Istnieje też inne zagrożenie: uproszczone rozumienie „podejścia antycyklicznego” jako liberalizowanie norm nadzorczych w dobie kryzysu może stać się moralnym hazardem i skłaniać bank do podejmowania nadmiernego ryzyka w nadziei, że za chwilę wróci koniunktura. Taki sposób postrzegania antycykliczności jest nie tylko niebezpieczny, ale również niezgodny z samą jego ideą. Łagodne zaostrzenie norm nadzorczych przy gwałtownie rosnącym ryzyku jest właściwie względnym poluzowaniem norm, a tym samym działaniem antycyklicznym, a nie procyklicznym.
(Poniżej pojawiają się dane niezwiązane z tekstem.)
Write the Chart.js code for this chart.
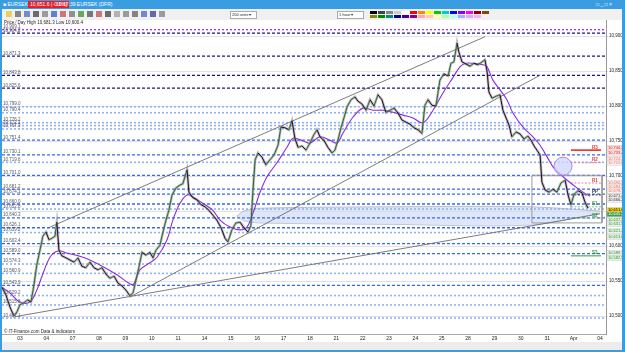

Właściwa polityka antycykliczna zakłada tworzenie buforów z nadwyżek wypracowanych w dobrych czasach z myślą o „chudych latach”, gdy tych nadwyżek nie będzie, a nawet można się spodziewać strat. Szkoda tylko, że utrzymywanie lub podwyższanie pewnych wymogów służących bezpieczeństwu jest powszechnie trudne do zaakceptowania zarówno w czasie kryzysu, jak i w momencie, w którym wszyscy twierdzą, że wobec świetlanej przyszłości są one zupełnie niepotrzebne. Rodzi się więc pytanie: kiedy jest ten właściwy moment? Polityka nadzorcza powinna tworzyć „bufory bezpieczeństwa”. Uzależniając ją od koniunktury, należy z góry założyć, że nie do końca znamy przyszły przebieg zmian makroekonomicznych. Niestety, realny świat jest bardziej skomplikowany niż modele ekonomiczne.